Genocídio, como se sabe, é o extermínio deliberado, parcial ou total, de uma comunidade, grupo étnico, racial ou religioso. A história considera, por exemplo, genocídio o que Hitler fez com os judeus na segunda grande guerra mundial quando foram mortos milhões de judeus.

 Eliminar os judeus da Pérsia também foi o desejo de Hamã, que para tal induziu o imperador a assinar o decreto que materializaria aquele sinistro intento.

Como demonstra o texto bíblico a coisa “deu ruim” para o abjeto macedônio Hamã. graças, conforme já ressaltado, a Ester e ao o primo Mordecai, que conseguiram abortar o plano perverso urdido pela segunda maior autoridade do reino. Ocorreu um típico caso de o  “feitiço virar contra o feiticeiro”, já que por determinação de Xerxes, Hamã acabou  enforcado com toda família, no mesmo cadafalso em que pretendia enforcar seu desafeto no palácio, Mordecai.

Como o poder do rei era absoluto, nele se reunindo o ato de acusar, julgar condenar, certamente o Rei Xerxes, caso tivesse configurado a eliminação do povo judeu da época, não seria alcançado pelas leis de seu País uma vez que ele encarnava a própria lei.

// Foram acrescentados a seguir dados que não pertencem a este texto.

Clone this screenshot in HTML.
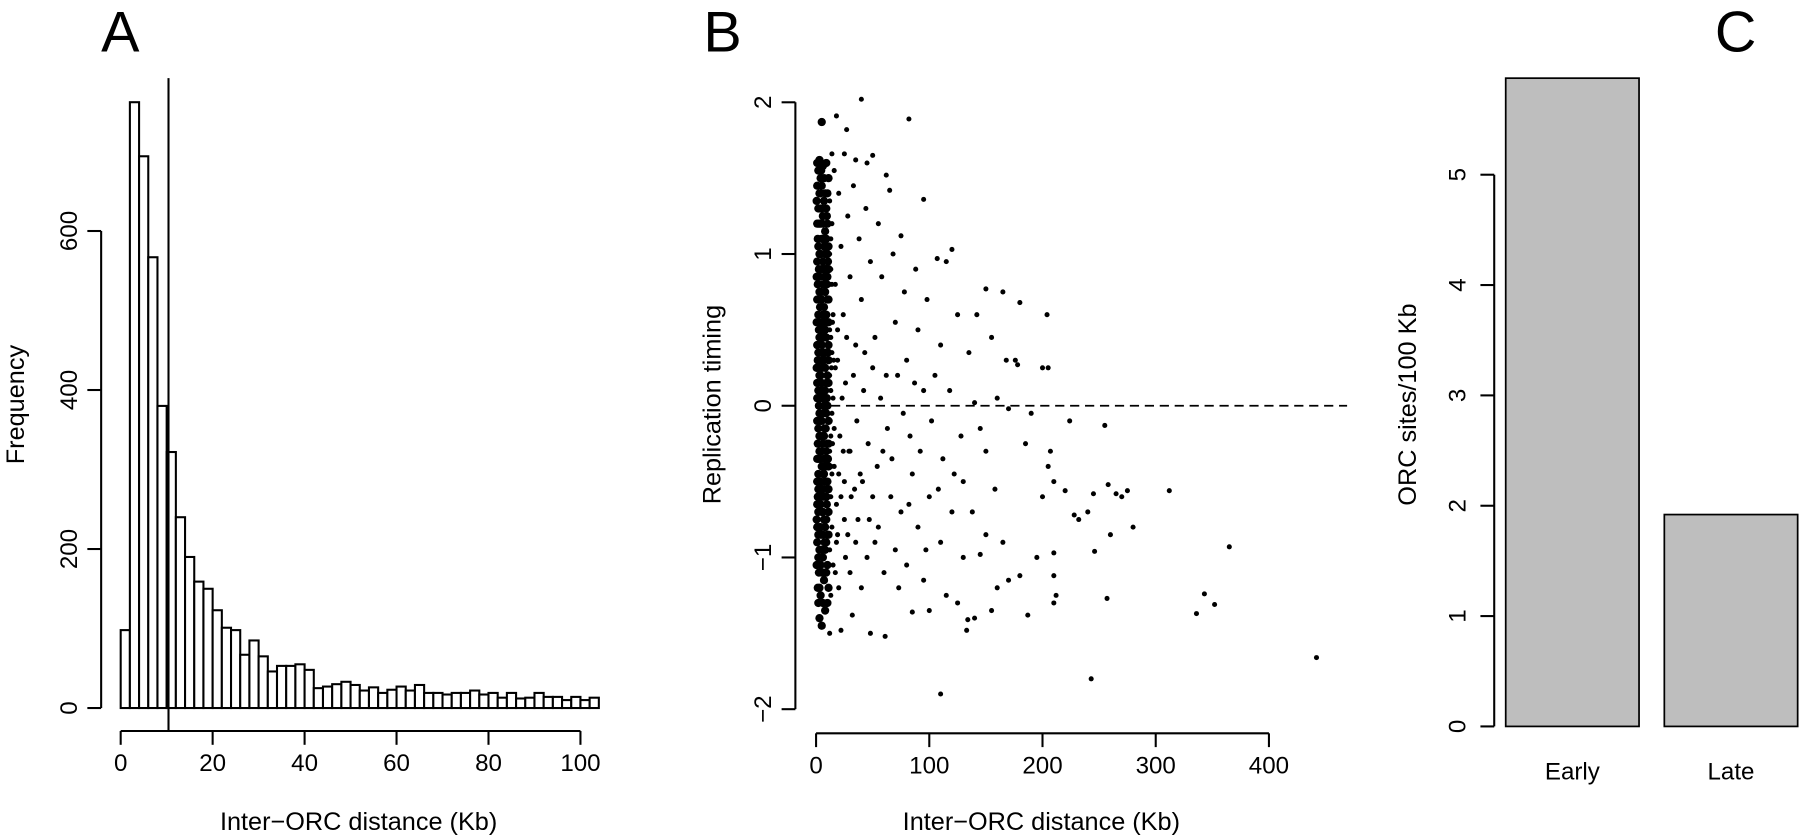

Talvez se esperaria aí, no máximo, uma vingança divina, ou seu nome, tal qual Hitler, ser inscrito como um dos grandes vilões da humanidade.

A luta do rei Xerxes depois de descobrir a trama para matar os judeus foi desfazer o decreto real que determinava a execução de todos eles nas 127 províncias da Pérsia daquele tempo. Para isso, fez uso do que hoje chamaríamos na administração pública de princípio da auto tutela que é quando o gestor exerce o controle sobre seus próprios atos, com a possibilidade inclusive de anulá-los ou revogá-los.

Ainda no âmbito da administração pública não é difícil identificar no Decreto de Xerxes o exercício dos poderes discricionário, normativo, hierárquico e disciplinar.

Logo no início do decreto a favor dos judeus, que desfazia o que determinava a execução de todos eles, Xerxes faz indiretamente uma espécie  de  mea-culpa:

“Ás vezes, acontece que as autoridades põem em altas posições homens que parecem amigos, e, então, elas também se tornam culpadas, quando esses homens tentam matar pessoas inocentes e causam males que não podem ser desfeitos. Com sua malícia e as suas mentiras, esses amigos se aproveitam da boa fé e das boas intenções das autoridades superiores”

Vale a pena uma, duas, três ou mais a leituras do Decreto de Xerxes inserto no Livro de Ester, lá no Velho Testamento. Uma obra de grande valor literário/histórico/cultural que gira em torno de uma mulher valorosa e de fé.

Na obra, o que me chamou mais atenção foi o Decreto de Xerxes, merecedor de um estudo mais detido. Como é possível perceber, pelo que rendeu a leitura até agora, observa-se ali, preliminarmente, os rudimentos de muito do que hoje é encontrado no Direito, notadamente como já foi explicitado, no Direito Administrativo. Mas ainda é possível encontrar, entre outros, rudimentos da responsabilidade civil objetiva e até mesmo uma filigrana da polêmica teoria do domínio dos fatos, aquela que foi usada para condenar muitos dos envolvidos no escândalo do mensalão, incluindo o ex-presidente Lula.